Published: 31/10/2002, Volume II2, No. 5829 Page 4
Senior managers say some of the 'major risks' identified in plans to restructure the Welsh NHS are the fault of politicians who set salaries too low to attract candidates to key appointments.
Bryan Mitchell, programme director of the NHS structural change programme which will replace five health authorities with 22 local health boards in April, sent out a memo earlier this month warning of 'major risks' that the timetable could not be met. These centred on cost, time, accommodation and the fact that a number of senior appointments have yet to be made.
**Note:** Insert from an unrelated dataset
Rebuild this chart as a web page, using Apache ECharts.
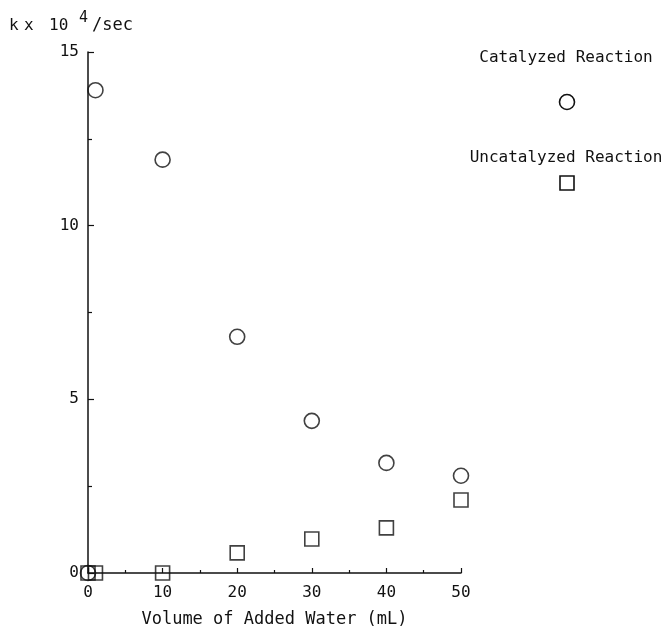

The NHS in Wales has failed to appoint a finance director, and the post will be re-advertised next week after it was re-evaluated and its salary increased to a higher civil service grade. It also failed to appoint a director of its business services centre, and is re-advertising. One chair said:
'They [the Welsh Assembly] have been under a lot of scrutiny about keeping costs down and they have ended up with salaries that are out of sync with the rest of the system - in particular that of trust chief executives.'
And a chief executive said the salary issue reflected a wider problem perceived by potential applicants for national roles in Wales - that the Assembly would take a role 'somewhere between that of a government and a strategic health authority'.
'Most NHS managers do not want to be put in a position where they are working that closely to ministers while having operational responsibility, ' he added.
Appointments to the three regional directors posts have only been made on an acting basis, though substantive appointments are expected soon.
Just 13 of the 22 LHB chief executives have been appointed, and a second round of recruitment is now underway.
One chief executive said: 'It is 18 months since the announcement of the restructuring of Wales was made - It is a much longer lead-in time than there was in England and yet, at this late stage, a lot of the key elements are not in place.'
But this week the Welsh Assembly insisted the April deadline will be met and said all the possible obstacles were being closely managed and regularly discussed.